Tableau provides the ability to try several different variables in a 'what-if' scenario analysis. For example, Jeff explained, “if we reached 70% of normal operations, how quickly would we burn down our PPE supply? What would our reserves be for a potential future surge? We need to manipulate these factors to see different scenarios, and we're able to do that in Tableau.”
The viability and benefits of virtual care experiences
COVID-19 has also been a catalyst for UNC Health's pivot to telemedicine. The organisation had plans for implementing more virtual experiences for patient care, but the pandemic accelerated their move in this direction. Between March and the end of May 2020, UNC Health provided more than 154,000 virtual appointments to its patients, and saw a significant increase in utilizing 24/7 virtual urgent care and inpatient consultations.
Using telemedicine, UNC Health met patients' needs while ensuring a safe environment for both patients and staff. Expanding telehealth options has also become an opportunity to build trust with patients in new ways. Consulting remotely during times when in-person appointments were not available helped to reassure the public that UNC Health was able to deliver appropriate health solutions, as patients could consult with providers even when clinics were closed. This rapid shift to telemedicine has also helped to set expectations that such virtual forms of care could become more commonplace in the future.
The dramatic increase in telehealth since early March, according to Chris, “is a level of ramping up we've never seen before, for any service. It's been tremendous. We built a telehealth dashboard in Tableau that shows the impact of telehealth on the revenue cycle, and now we can more easily see a significant amount of telehealth billing that we didn't see before the pandemic.”

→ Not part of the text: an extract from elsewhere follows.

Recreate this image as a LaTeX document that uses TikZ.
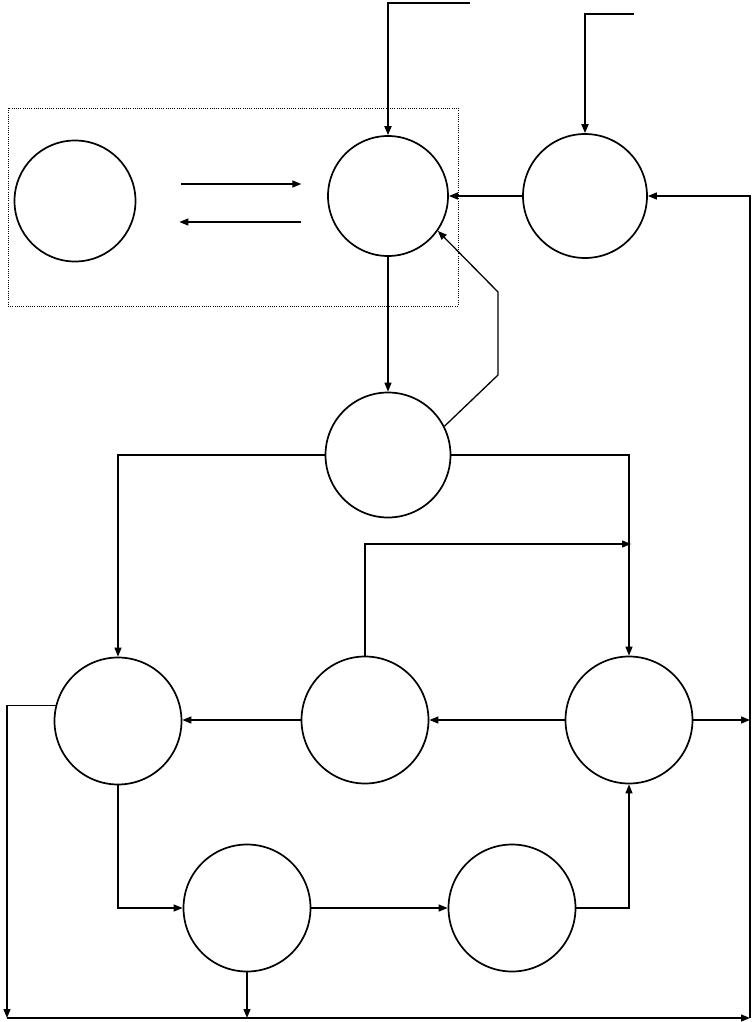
\documentclass[tikz,border=0pt]{standalone}
\usetikzlibrary{arrows.meta}
\begin{document}
\begin{tikzpicture}[x=1pt,y=-1pt,line width=1.3pt,
  circ/.style={draw,circle,line width=1.7pt,inner sep=0pt,minimum size=#1},circ/.default=127pt,
  arr/.style={-{Triangle[length=9pt,width=7pt]}}]
\useasboundingbox (0,0) rectangle (752,1022);
% frame round the first pair
\draw[line width=.8pt,dash pattern=on 1pt off 1.2pt] (8,108) rectangle (458,306);
% circles
\node[circ=121pt] (a) at (75,201) {};\node[circ=120pt] (b) at (388,196) {};\node[circ=124pt] (c) at (585,196) {};
\node[circ=125pt] (d) at (388,455) {};
\node[circ] (e) at (118,721) {};\node[circ] (f) at (365,720) {};\node[circ] (g) at (629,720) {};
\node[circ] (h) at (247,908) {};\node[circ] (i) at (512,908) {};
% free ends and bends
\coordinate (t1) at (470,3);\coordinate (t2) at (634,14);\coordinate (k1) at (498,375);\coordinate (k2) at (498,292);
\coordinate (j1) at (631,544);\coordinate (bl) at (7,1018);\coordinate (br) at (750,1018);
% connectors
\draw[arr,line width=1.8pt] (t1) -| (b.north);\draw[arr,line width=1.8pt] (t2) -| (c.north);
\draw[arr] ([xshift=45pt,yshift=17pt]a.east) -- ++(120,0);
\draw[arr] ([xshift=165pt,yshift=-21pt]a.east) -- ++(-122,0);
\draw[arr] (c.west) -- (c.west -| b.east);\draw[arr] (b.south) -- (d.north);
\draw[arr] (d.27) -- (k1) -- (k2) -- (b.-35);
\draw[arr] (d.west) -| (e.north);\draw[arr] (d.east) -| (g.north);\draw[arr] (f.north) |- (j1);
\draw[arr] (g.west) -- (g.west -| f.east);\draw[arr] (f.west) -- (f.west -| e.east);
\draw[arr] (e.south) |- (h.west);\draw[arr] (h.east) -- (h.east -| i.west);\draw[arr] (i.east) -| (g.south);
\draw[arr] (e.166) -| (bl);\draw[arr] (bl) -- (br);\draw[arr] (h.south) -- (h.south |- bl);
\draw[arr] (g.east) -- (g.east -| br);\draw[arr] (br) |- (c.east);
\end{tikzpicture}
\end{document}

Showing leadership in healthcare data analytics
At UNC Health, pursuing modern healthcare operations as a data-driven culture has never been more important. The organisation takes pride in being a regional and national authority on healthcare analytics. Over recent decades, it has built expertise to become a leader in proactive, innovative healthcare throughout the state and across the country. UNC Health is also one of many Tableau customers leading through change by using COVID-19 data to make critical decisions confidently and quickly.